======== GIVEN DATA

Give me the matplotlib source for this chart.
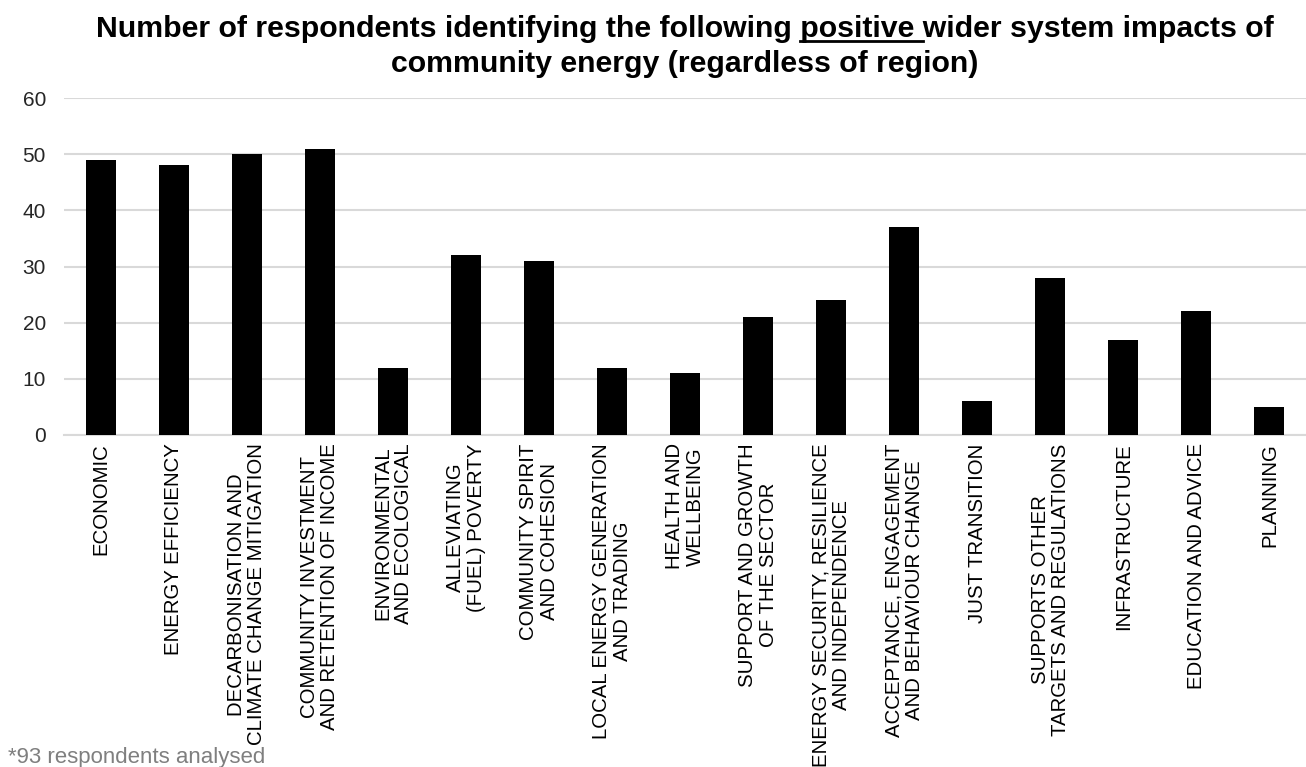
import matplotlib
matplotlib.use("Agg")
import matplotlib.pyplot as plt
from matplotlib.lines import Line2D

plt.rcParams['font.family'] = ['Liberation Sans', 'DejaVu Sans']

categories = [
    "ECONOMIC",
    "ENERGY EFFICIENCY",
    "DECARBONISATION AND\nCLIMATE CHANGE MITIGATION",
    "COMMUNITY INVESTMENT\nAND RETENTION OF INCOME",
    "ENVIRONMENTAL\nAND ECOLOGICAL",
    "ALLEVIATING\n(FUEL) POVERTY",
    "COMMUNITY SPIRIT\nAND COHESION",
    "LOCAL ENERGY GENERATION\nAND TRADING",
    "HEALTH AND\nWELLBEING",
    "SUPPORT AND GROWTH\nOF THE SECTOR",
    "ENERGY SECURITY, RESILIENCE\nAND INDEPENDENCE",
    "ACCEPTANCE, ENGAGEMENT\nAND BEHAVIOUR CHANGE",
    "JUST TRANSITION",
    "SUPPORTS OTHER\nTARGETS AND REGULATIONS",
    "INFRASTRUCTURE",
    "EDUCATION AND ADVICE",
    "PLANNING",
]
values = [49, 48, 50, 51, 12, 32, 31, 12, 11, 21, 24, 37, 6, 28, 17, 22, 5]
yticks = [0, 10, 20, 30, 40, 50, 60]

title_pre = "Number of respondents identifying the following "
title_u = "positive "
title_post = "wider system impacts of"
title_line2 = "community energy (regardless of region)"
footnote = "*93 respondents analysed"

W, H, DPI = 13.06, 7.67, 100
fig = plt.figure(figsize=(W, H), dpi=DPI)
ax = fig.add_axes([64/1306, 1-435/767, (1306-64)/1306, (435-98)/767])

x = list(range(len(categories)))
ax.bar(x, values, width=0.41, color='black', zorder=3)
ax.set_xlim(-0.5, len(categories) - 0.5)
ax.set_ylim(0, 60)
ax.set_yticks(yticks)
ax.set_yticklabels([str(t) for t in yticks], fontsize=15, color='#262626')
ax.set_xticks(x)
ax.set_xticklabels(categories, rotation=90, ha='center', va='top',
                   fontsize=14.7, color='black', linespacing=1.1)
ax.tick_params(axis='both', length=0)
ax.tick_params(axis='x', pad=6)
ax.tick_params(axis='y', pad=13)
ax.grid(axis='y', color='#d9d9d9', linewidth=1.5, zorder=0)
for s in ['top', 'right', 'left']:
    ax.spines[s].set_visible(False)
ax.spines['bottom'].set_color('#d9d9d9')
ax.spines['bottom'].set_linewidth(1.5)

# Title with underlined word
tprops = dict(fontsize=21.8, fontweight='bold', color='black')
full1 = title_pre + title_u + title_post
cx = 685 / 1306
base1 = 1 - 37 / 767
t1 = fig.text(cx, base1, full1, ha='center', va='baseline', **tprops)
fig.text(cx, 1 - 72 / 767, title_line2, ha='center', va='baseline', **tprops)

fig.canvas.draw()
r = fig.canvas.get_renderer()
bb_full = t1.get_window_extent(r)
tmp = fig.text(0, 0, title_pre, **tprops)
w_pre = tmp.get_window_extent(r).width
tmp.set_text(title_pre + title_u)
w_pu = tmp.get_window_extent(r).width
tmp.remove()
x0 = (bb_full.x0 + w_pre) / fig.bbox.width
x1 = (bb_full.x0 + w_pu) / fig.bbox.width
yu = base1 - 3.5 / 767
fig.add_artist(Line2D([x0, x1], [yu, yu], color='black', linewidth=2,
                      transform=fig.transFigure))

fig.text(8 / 1306, 1 - 763 / 767, footnote, ha='left', va='baseline',
         fontsize=16, color='#7f7f7f')

fig.savefig("out.png", dpi=DPI)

================

> _REQUIREMENT_
Write out, word for word, the lines from the start of the data through the one holding "plt.rcParams['font.family'] = ['Liberation". Omit pictures.

> _RIGHT ANSWER_
Give me the matplotlib source for this chart.
import matplotlib
matplotlib.use("Agg")
import matplotlib.pyplot as plt
from matplotlib.lines import Line2D

plt.rcParams['font.family'] = ['Liberation Sans', 'DejaVu Sans']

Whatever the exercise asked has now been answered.